**Challenge**
Transcribe the records that follow. Keep every word exactly, and drop the pictures.

**Given entries**
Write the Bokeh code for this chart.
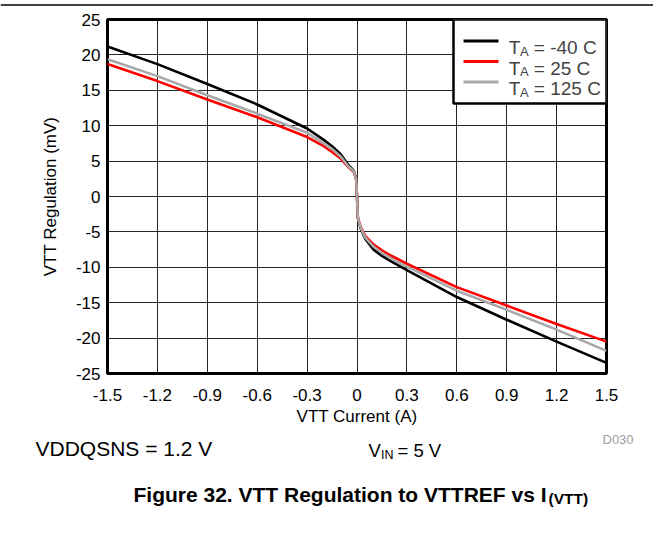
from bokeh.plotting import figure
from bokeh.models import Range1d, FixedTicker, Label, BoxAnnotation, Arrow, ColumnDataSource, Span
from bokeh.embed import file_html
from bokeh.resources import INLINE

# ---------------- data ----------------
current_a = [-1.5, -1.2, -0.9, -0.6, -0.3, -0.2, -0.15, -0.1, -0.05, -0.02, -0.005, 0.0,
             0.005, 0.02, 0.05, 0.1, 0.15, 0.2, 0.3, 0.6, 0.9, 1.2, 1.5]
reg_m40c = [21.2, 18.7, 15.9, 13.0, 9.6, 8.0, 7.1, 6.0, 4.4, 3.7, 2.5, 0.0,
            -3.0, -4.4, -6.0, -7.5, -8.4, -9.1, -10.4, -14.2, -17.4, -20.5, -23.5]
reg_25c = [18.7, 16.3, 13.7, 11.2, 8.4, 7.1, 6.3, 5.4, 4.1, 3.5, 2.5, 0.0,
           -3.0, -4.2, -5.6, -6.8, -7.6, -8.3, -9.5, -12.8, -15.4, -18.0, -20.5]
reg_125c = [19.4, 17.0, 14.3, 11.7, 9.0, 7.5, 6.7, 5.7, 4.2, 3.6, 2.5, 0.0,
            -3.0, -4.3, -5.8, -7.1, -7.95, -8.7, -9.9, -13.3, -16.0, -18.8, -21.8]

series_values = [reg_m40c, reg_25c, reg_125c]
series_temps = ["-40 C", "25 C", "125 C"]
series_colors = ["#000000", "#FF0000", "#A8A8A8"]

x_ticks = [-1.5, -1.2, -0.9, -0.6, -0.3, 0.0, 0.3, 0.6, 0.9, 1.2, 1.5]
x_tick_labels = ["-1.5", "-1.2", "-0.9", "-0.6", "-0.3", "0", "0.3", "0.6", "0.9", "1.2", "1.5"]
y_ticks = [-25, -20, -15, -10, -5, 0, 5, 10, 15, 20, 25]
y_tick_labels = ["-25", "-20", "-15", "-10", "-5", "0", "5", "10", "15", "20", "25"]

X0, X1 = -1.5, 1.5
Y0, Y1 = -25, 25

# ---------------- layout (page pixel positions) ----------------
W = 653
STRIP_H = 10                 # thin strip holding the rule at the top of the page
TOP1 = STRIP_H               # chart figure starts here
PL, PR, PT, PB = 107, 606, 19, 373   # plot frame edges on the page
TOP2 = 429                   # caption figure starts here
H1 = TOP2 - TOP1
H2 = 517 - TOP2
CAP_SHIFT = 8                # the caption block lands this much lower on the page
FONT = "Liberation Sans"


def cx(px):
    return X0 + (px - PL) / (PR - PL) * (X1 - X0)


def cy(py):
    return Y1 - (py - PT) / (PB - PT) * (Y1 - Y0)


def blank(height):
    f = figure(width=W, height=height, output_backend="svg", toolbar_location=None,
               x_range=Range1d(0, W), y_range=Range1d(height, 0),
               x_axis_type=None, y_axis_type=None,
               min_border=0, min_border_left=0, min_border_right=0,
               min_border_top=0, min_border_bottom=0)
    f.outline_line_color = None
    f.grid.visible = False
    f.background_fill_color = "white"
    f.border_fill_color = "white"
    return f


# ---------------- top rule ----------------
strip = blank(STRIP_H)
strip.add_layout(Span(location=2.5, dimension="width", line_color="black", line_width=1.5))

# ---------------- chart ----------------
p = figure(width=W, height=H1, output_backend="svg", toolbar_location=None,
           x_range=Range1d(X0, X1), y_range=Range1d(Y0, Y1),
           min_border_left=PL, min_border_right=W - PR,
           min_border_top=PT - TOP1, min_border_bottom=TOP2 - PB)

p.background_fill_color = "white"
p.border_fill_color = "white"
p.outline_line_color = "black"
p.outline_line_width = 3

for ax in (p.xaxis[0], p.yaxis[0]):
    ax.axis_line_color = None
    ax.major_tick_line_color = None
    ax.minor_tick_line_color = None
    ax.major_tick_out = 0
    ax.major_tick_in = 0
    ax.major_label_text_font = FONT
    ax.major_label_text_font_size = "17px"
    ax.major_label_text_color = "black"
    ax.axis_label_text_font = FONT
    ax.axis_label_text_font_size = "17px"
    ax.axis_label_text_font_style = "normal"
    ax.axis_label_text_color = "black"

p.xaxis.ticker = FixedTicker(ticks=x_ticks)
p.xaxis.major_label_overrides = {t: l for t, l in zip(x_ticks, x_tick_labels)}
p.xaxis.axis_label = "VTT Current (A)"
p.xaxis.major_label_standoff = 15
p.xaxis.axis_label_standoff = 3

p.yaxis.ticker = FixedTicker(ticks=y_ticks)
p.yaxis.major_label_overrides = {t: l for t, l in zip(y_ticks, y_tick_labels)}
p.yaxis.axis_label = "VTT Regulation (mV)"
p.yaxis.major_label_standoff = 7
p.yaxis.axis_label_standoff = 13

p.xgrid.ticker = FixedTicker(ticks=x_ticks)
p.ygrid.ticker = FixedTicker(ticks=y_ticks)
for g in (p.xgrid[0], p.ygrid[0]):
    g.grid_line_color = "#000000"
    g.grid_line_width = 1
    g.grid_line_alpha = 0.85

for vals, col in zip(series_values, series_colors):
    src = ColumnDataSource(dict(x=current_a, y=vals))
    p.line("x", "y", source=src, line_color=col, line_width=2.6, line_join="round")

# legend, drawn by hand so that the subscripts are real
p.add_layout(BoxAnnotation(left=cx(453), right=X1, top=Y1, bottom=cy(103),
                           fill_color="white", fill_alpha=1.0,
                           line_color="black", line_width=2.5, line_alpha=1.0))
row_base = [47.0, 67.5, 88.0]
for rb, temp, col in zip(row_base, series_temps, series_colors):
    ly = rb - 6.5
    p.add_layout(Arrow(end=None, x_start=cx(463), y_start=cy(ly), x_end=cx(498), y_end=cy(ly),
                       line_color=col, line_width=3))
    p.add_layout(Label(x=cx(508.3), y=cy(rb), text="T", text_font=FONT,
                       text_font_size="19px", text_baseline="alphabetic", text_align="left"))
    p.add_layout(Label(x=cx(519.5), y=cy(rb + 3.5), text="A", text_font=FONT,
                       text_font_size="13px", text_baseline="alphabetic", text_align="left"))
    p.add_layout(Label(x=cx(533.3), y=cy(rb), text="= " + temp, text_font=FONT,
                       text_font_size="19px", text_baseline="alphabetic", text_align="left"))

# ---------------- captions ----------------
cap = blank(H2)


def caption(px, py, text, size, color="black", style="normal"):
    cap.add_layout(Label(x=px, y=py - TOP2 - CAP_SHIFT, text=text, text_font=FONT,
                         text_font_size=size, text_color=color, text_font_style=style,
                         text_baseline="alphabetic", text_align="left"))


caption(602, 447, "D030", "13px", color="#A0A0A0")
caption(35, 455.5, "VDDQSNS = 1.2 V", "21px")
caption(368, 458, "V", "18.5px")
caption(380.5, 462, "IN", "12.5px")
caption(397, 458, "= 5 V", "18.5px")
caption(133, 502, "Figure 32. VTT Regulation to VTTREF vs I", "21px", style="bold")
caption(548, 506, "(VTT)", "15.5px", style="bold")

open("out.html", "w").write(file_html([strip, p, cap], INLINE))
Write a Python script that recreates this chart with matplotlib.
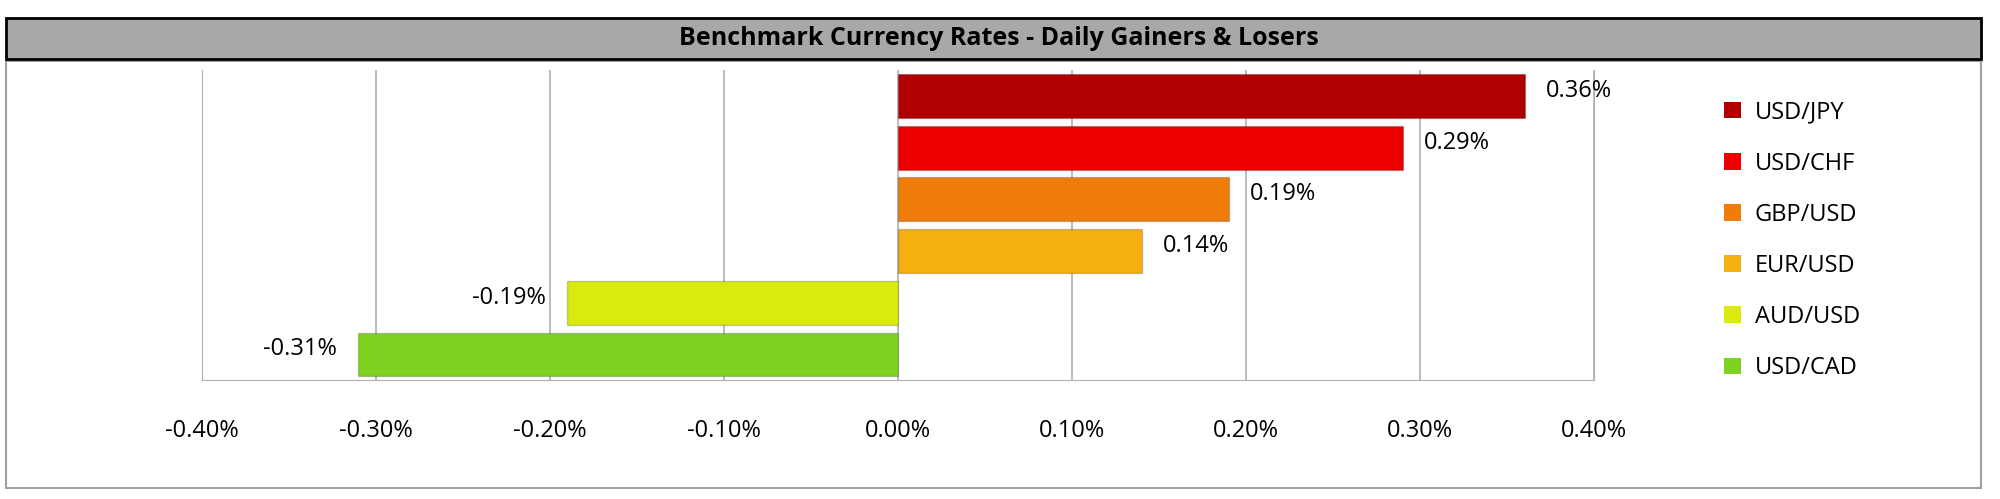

**Full solution**
Write the Bokeh code for this chart.
from bokeh.plotting import figure
from bokeh.models import Range1d, FixedTicker, Label, BoxAnnotation, Arrow, ColumnDataSource, Span
from bokeh.embed import file_html
from bokeh.resources import INLINE

# ---------------- data ----------------
current_a = [-1.5, -1.2, -0.9, -0.6, -0.3, -0.2, -0.15, -0.1, -0.05, -0.02, -0.005, 0.0,
             0.005, 0.02, 0.05, 0.1, 0.15, 0.2, 0.3, 0.6, 0.9, 1.2, 1.5]
reg_m40c = [21.2, 18.7, 15.9, 13.0, 9.6, 8.0, 7.1, 6.0, 4.4, 3.7, 2.5, 0.0,
            -3.0, -4.4, -6.0, -7.5, -8.4, -9.1, -10.4, -14.2, -17.4, -20.5, -23.5]
reg_25c = [18.7, 16.3, 13.7, 11.2, 8.4, 7.1, 6.3, 5.4, 4.1, 3.5, 2.5, 0.0,
           -3.0, -4.2, -5.6, -6.8, -7.6, -8.3, -9.5, -12.8, -15.4, -18.0, -20.5]
reg_125c = [19.4, 17.0, 14.3, 11.7, 9.0, 7.5, 6.7, 5.7, 4.2, 3.6, 2.5, 0.0,
            -3.0, -4.3, -5.8, -7.1, -7.95, -8.7, -9.9, -13.3, -16.0, -18.8, -21.8]

series_values = [reg_m40c, reg_25c, reg_125c]
series_temps = ["-40 C", "25 C", "125 C"]
series_colors = ["#000000", "#FF0000", "#A8A8A8"]

x_ticks = [-1.5, -1.2, -0.9, -0.6, -0.3, 0.0, 0.3, 0.6, 0.9, 1.2, 1.5]
x_tick_labels = ["-1.5", "-1.2", "-0.9", "-0.6", "-0.3", "0", "0.3", "0.6", "0.9", "1.2", "1.5"]
y_ticks = [-25, -20, -15, -10, -5, 0, 5, 10, 15, 20, 25]
y_tick_labels = ["-25", "-20", "-15", "-10", "-5", "0", "5", "10", "15", "20", "25"]

X0, X1 = -1.5, 1.5
Y0, Y1 = -25, 25

# ---------------- layout (page pixel positions) ----------------
W = 653
STRIP_H = 10                 # thin strip holding the rule at the top of the page
TOP1 = STRIP_H               # chart figure starts here
PL, PR, PT, PB = 107, 606, 19, 373   # plot frame edges on the page
TOP2 = 429                   # caption figure starts here
H1 = TOP2 - TOP1
H2 = 517 - TOP2
CAP_SHIFT = 8                # the caption block lands this much lower on the page
FONT = "Liberation Sans"


def cx(px):
    return X0 + (px - PL) / (PR - PL) * (X1 - X0)


def cy(py):
    return Y1 - (py - PT) / (PB - PT) * (Y1 - Y0)


def blank(height):
    f = figure(width=W, height=height, output_backend="svg", toolbar_location=None,
               x_range=Range1d(0, W), y_range=Range1d(height, 0),
               x_axis_type=None, y_axis_type=None,
               min_border=0, min_border_left=0, min_border_right=0,
               min_border_top=0, min_border_bottom=0)
    f.outline_line_color = None
    f.grid.visible = False
    f.background_fill_color = "white"
    f.border_fill_color = "white"
    return f


# ---------------- top rule ----------------
strip = blank(STRIP_H)
strip.add_layout(Span(location=2.5, dimension="width", line_color="black", line_width=1.5))

# ---------------- chart ----------------
p = figure(width=W, height=H1, output_backend="svg", toolbar_location=None,
           x_range=Range1d(X0, X1), y_range=Range1d(Y0, Y1),
           min_border_left=PL, min_border_right=W - PR,
           min_border_top=PT - TOP1, min_border_bottom=TOP2 - PB)

p.background_fill_color = "white"
p.border_fill_color = "white"
p.outline_line_color = "black"
p.outline_line_width = 3

for ax in (p.xaxis[0], p.yaxis[0]):
    ax.axis_line_color = None
    ax.major_tick_line_color = None
    ax.minor_tick_line_color = None
    ax.major_tick_out = 0
    ax.major_tick_in = 0
    ax.major_label_text_font = FONT
    ax.major_label_text_font_size = "17px"
    ax.major_label_text_color = "black"
    ax.axis_label_text_font = FONT
    ax.axis_label_text_font_size = "17px"
    ax.axis_label_text_font_style = "normal"
    ax.axis_label_text_color = "black"

p.xaxis.ticker = FixedTicker(ticks=x_ticks)
p.xaxis.major_label_overrides = {t: l for t, l in zip(x_ticks, x_tick_labels)}
p.xaxis.axis_label = "VTT Current (A)"
p.xaxis.major_label_standoff = 15
p.xaxis.axis_label_standoff = 3

p.yaxis.ticker = FixedTicker(ticks=y_ticks)
p.yaxis.major_label_overrides = {t: l for t, l in zip(y_ticks, y_tick_labels)}
p.yaxis.axis_label = "VTT Regulation (mV)"
p.yaxis.major_label_standoff = 7
p.yaxis.axis_label_standoff = 13

p.xgrid.ticker = FixedTicker(ticks=x_ticks)
p.ygrid.ticker = FixedTicker(ticks=y_ticks)
for g in (p.xgrid[0], p.ygrid[0]):
    g.grid_line_color = "#000000"
    g.grid_line_width = 1
    g.grid_line_alpha = 0.85

for vals, col in zip(series_values, series_colors):
    src = ColumnDataSource(dict(x=current_a, y=vals))
    p.line("x", "y", source=src, line_color=col, line_width=2.6, line_join="round")

# legend, drawn by hand so that the subscripts are real
p.add_layout(BoxAnnotation(left=cx(453), right=X1, top=Y1, bottom=cy(103),
                           fill_color="white", fill_alpha=1.0,
                           line_color="black", line_width=2.5, line_alpha=1.0))
row_base = [47.0, 67.5, 88.0]
for rb, temp, col in zip(row_base, series_temps, series_colors):
    ly = rb - 6.5
    p.add_layout(Arrow(end=None, x_start=cx(463), y_start=cy(ly), x_end=cx(498), y_end=cy(ly),
                       line_color=col, line_width=3))
    p.add_layout(Label(x=cx(508.3), y=cy(rb), text="T", text_font=FONT,
                       text_font_size="19px", text_baseline="alphabetic", text_align="left"))
    p.add_layout(Label(x=cx(519.5), y=cy(rb + 3.5), text="A", text_font=FONT,
                       text_font_size="13px", text_baseline="alphabetic", text_align="left"))
    p.add_layout(Label(x=cx(533.3), y=cy(rb), text="= " + temp, text_font=FONT,
                       text_font_size="19px", text_baseline="alphabetic", text_align="left"))

# ---------------- captions ----------------
cap = blank(H2)


def caption(px, py, text, size, color="black", style="normal"):
    cap.add_layout(Label(x=px, y=py - TOP2 - CAP_SHIFT, text=text, text_font=FONT,
                         text_font_size=size, text_color=color, text_font_style=style,
                         text_baseline="alphabetic", text_align="left"))


caption(602, 447, "D030", "13px", color="#A0A0A0")
caption(35, 455.5, "VDDQSNS = 1.2 V", "21px")
caption(368, 458, "V", "18.5px")
caption(380.5, 462, "IN", "12.5px")
caption(397, 458, "= 5 V", "18.5px")
caption(133, 502, "Figure 32. VTT Regulation to VTTREF vs I", "21px", style="bold")
caption(548, 506, "(VTT)", "15.5px", style="bold")

open("out.html", "w").write(file_html([strip, p, cap], INLINE))
Write a Python script that recreates this chart with matplotlib.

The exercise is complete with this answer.